Dazi o non dazi, lo spread continua a rimanere alto, troppo. L’Italia non riesce proprio ad abbassare il costo in termini di premio promesso al compratore che accompagna ogni Btp piazzato sul mercato. Lo si vede dai rendimenti degli stessi titoli decennali, che questa mattina sono saliti al 2,58% dal 2,55% di venerdì. Non è un caso che proprio nella serata di tre giorni fa Bankitalia abbia stimato in 4 miliardi di euro (qui l’articolo con tutti i dettagli) la spesa che l’Italia dovrà sostenere nei prossimi anni per garantirsi la liquidità sui mercati, tramite sottoscrizione dei titoli emessi.

E questo per un motivo molto semplice. I creditori dell’Italia, ovvero gli investitori internazionali che sottoscrivono 400 miliardi di debito all’anno, chiedono sempre di più per accettare il rischio di prestare denaro a un Paese che sta aumentando la spesa corrente, senza indicare le coperture chiare. Il Def approvato poco meno di un mese fa parla infatti molto chiaro. Nel triennio 2019-2021 ci saranno “maggiori spese complessive per circa 133 miliardi afferenti prevalentemente all’area Lavoro e Pensioni. In particolare, si segnalano gli oneri per l’introduzione del Reddito di cittadinanza e Quota 100″. Questo significa che le due misure bandiera del governo gialloverde, uno del Movimento Cinque Stelle uno della Lega, le casse pubbliche dovranno fronteggiare una spesa aggiuntiva pari al 5,7% del nostro debito pubblico.

E questo senza considerare che, se non ci saranno previsioni al rialzo, nel 2019 il nostro Pil non andrà oltre lo 0,2%. Dunque perché comprare i titoli pubblici di un Paese col terzo debito mondiale, con una spesa prossima all’esplosione e con una crescita tra le più basse d’Europa? Per farlo, è la condizione degli investitori esteri, serve un premio più alto, il quale mantiene lo spread tra i rendimenti italiani e quelli tedeschi molto elevato. Le tensioni commerciali Usa-Cina certamente corroborano tale situazione potenzialmente esplosiva, ma è certo che se lo spread non scende è perché l’Italia continua a scontare gli effetti di una scarsa fiducia verso chi compra i nostri Btp.

C’è un ultimo dato che deve far riflettere e che dà la cifra del problema. Proprio oggi gli analisti di Mediobanca Securities hanno fatto due conti sulle trimestrali delle banche che da domani verranno pubblicate.
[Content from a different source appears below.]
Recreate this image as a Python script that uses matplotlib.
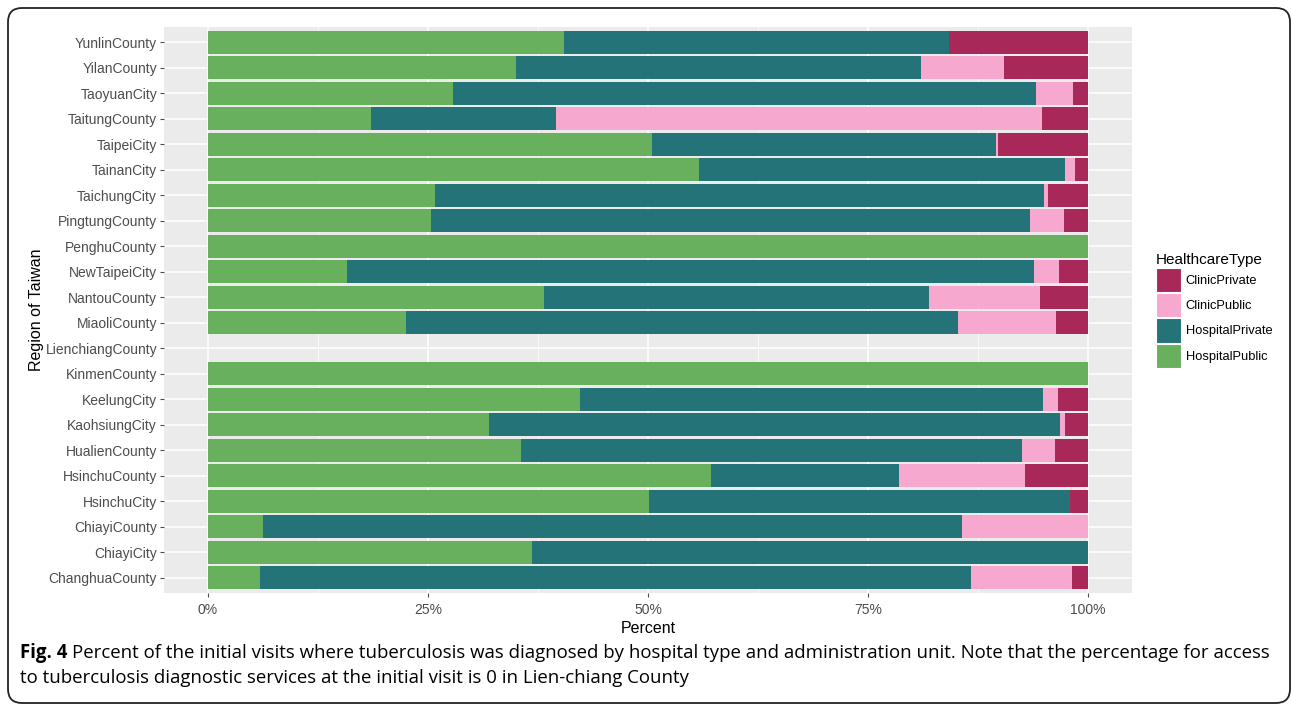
import matplotlib
matplotlib.use("Agg")
import matplotlib.pyplot as plt
import numpy as np
from matplotlib.patches import Patch, FancyBboxPatch
from matplotlib.ticker import PercentFormatter, MultipleLocator

# regions listed bottom -> top (alphabetical, as in the figure)
regions = ["ChanghuaCounty", "ChiayiCity", "ChiayiCounty", "HsinchuCity", "HsinchuCounty",
           "HualienCounty", "KaohsiungCity", "KeelungCity", "KinmenCounty", "LienchiangCounty",
           "MiaoliCounty", "NantouCounty", "NewTaipeiCity", "PenghuCounty", "PingtungCounty",
           "TaichungCity", "TainanCity", "TaipeiCity", "TaitungCounty", "TaoyuanCity",
           "YilanCounty", "YunlinCounty"]

# percent of initial visits by healthcare type
hospital_public = [5.9, 36.8, 6.2, 50.1, 57.2, 35.6, 31.9, 42.3, 100, 0, 22.5,
                   38.2, 15.8, 100, 25.3, 25.8, 55.8, 50.5, 18.5, 27.8, 35.0, 40.5]
hospital_private = [80.8, 63.2, 79.5, 47.9, 21.3, 56.9, 64.9, 52.6, 0, 0, 62.7,
                    43.7, 78.1, 0, 68.1, 69.2, 41.6, 39.0, 21.0, 66.3, 46.0, 43.7]
clinic_public = [11.5, 0, 14.3, 0, 14.3, 3.8, 0.6, 1.7, 0, 0, 11.2,
                 12.6, 2.8, 0, 3.9, 0.5, 1.1, 0.3, 55.3, 4.2, 9.5, 0]
clinic_private = [1.8, 0, 0, 2.0, 7.2, 3.7, 2.6, 3.4, 0, 0, 3.6,
                  5.5, 3.3, 0, 2.7, 4.5, 1.5, 10.2, 5.2, 1.7, 9.5, 15.8]

types = ["HospitalPublic", "HospitalPrivate", "ClinicPublic", "ClinicPrivate"]
colors = {"HospitalPublic": "#69B05E", "HospitalPrivate": "#237379",
          "ClinicPublic": "#F7A8CF", "ClinicPrivate": "#A8285A"}

fig = plt.figure(figsize=(12.92, 7.04), dpi=100)
W, H = 1292, 704
ax = fig.add_axes([164 / W, 1 - 593 / H, (1132 - 164) / W, (593 - 27) / H])
ax.set_facecolor("#EBEBEB")
for s in ax.spines.values():
    s.set_visible(False)

y = np.arange(len(regions))
left = np.zeros(len(regions))
for name, vals in zip(types, [hospital_public, hospital_private, clinic_public, clinic_private]):
    v = np.array(vals) / 100.0
    ax.barh(y, v, left=left, height=0.9, color=colors[name], zorder=3)
    left += v

ax.set_xlim(-0.05, 1.05)
ax.set_ylim(-0.6, len(regions) - 0.4)
ax.set_yticks(y)
ax.set_yticklabels(regions)
ax.xaxis.set_major_locator(MultipleLocator(0.25))
ax.xaxis.set_minor_locator(MultipleLocator(0.125))
ax.xaxis.set_major_formatter(PercentFormatter(1.0, decimals=0))
ax.grid(which="major", color="white", linewidth=1.1, zorder=1)
ax.grid(which="minor", axis="x", color="white", linewidth=0.5, zorder=1)
ax.set_axisbelow(True)
ax.tick_params(axis="both", which="major", colors="#4D4D4D", labelcolor="#4D4D4D",
               labelsize=10, length=3, width=0.8, pad=2)
ax.tick_params(axis="x", which="major", pad=4)
ax.tick_params(axis="both", which="minor", length=0)
for lab in ax.get_xticklabels() + ax.get_yticklabels():
    lab.set_family("Liberation Sans")

ax.set_xlabel("Percent", fontsize=11.5, family="Liberation Sans", labelpad=3)
ax.set_ylabel("Region of Taiwan", fontsize=11.5, family="Liberation Sans", labelpad=1)

handles = [Patch(facecolor=colors[t], edgecolor="white", linewidth=0.8, label=t)
           for t in ["ClinicPrivate", "ClinicPublic", "HospitalPrivate", "HospitalPublic"]]
leg = fig.legend(handles=handles, title="HealthcareType", loc="upper left",
                 bbox_to_anchor=(1156 / W, 1 - 253 / H), frameon=False,
                 handlelength=1.9, handleheight=2.5, labelspacing=0.08,
                 handletextpad=0.4, borderaxespad=0, borderpad=0,
                 prop={"family": "Liberation Sans", "size": 9.3},
                 title_fontproperties={"family": "Liberation Sans", "size": 11})
leg._legend_box.align = "left"

# caption
cap_size = 13.4
fig.canvas.draw()
r = fig.canvas.get_renderer()
t1 = fig.text(20 / W, 1 - 653 / H, "Fig. 4", fontsize=cap_size, family="Open Sans",
              fontweight="bold", va="center", ha="left")
bb = t1.get_window_extent(renderer=r)
fig.text((bb.x1 + 5) / W, 1 - 653 / H,
         "Percent of the initial visits where tuberculosis was diagnosed by hospital type and "
         "administration unit. Note that the percentage for access",
         fontsize=cap_size, family="Open Sans", va="center", ha="left")
fig.text(20 / W, 1 - 678 / H,
         "to tuberculosis diagnostic services at the initial visit is 0 in Lien-chiang County",
         fontsize=cap_size, family="Open Sans", va="center", ha="left")

# rounded frame around the figure
frame = FancyBboxPatch((8, 1), 1282, 695, boxstyle="round,pad=0,rounding_size=14",
                       transform=None, facecolor="none", edgecolor="#222222",
                       linewidth=1.3, clip_on=False)
fig.patches.append(frame)

fig.savefig("out.png", dpi=100)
Ebbene, la previsione è un calo del 20% degli utili rispetto ad un anno fa. E qui la politica, artefice del livello dello spread elevato, ha le sue colpe. Lo dimostra il fatto che solo nel mese di febbraio, secondo i dati di Bankitalia, gli istituti italiani hanno acquistato altri 5 miliardi di Btp, facendo salire il totale in portafoglio del 14% da inizio anno. Più Btp nei bilanci, più esposizione ai danni dello spread.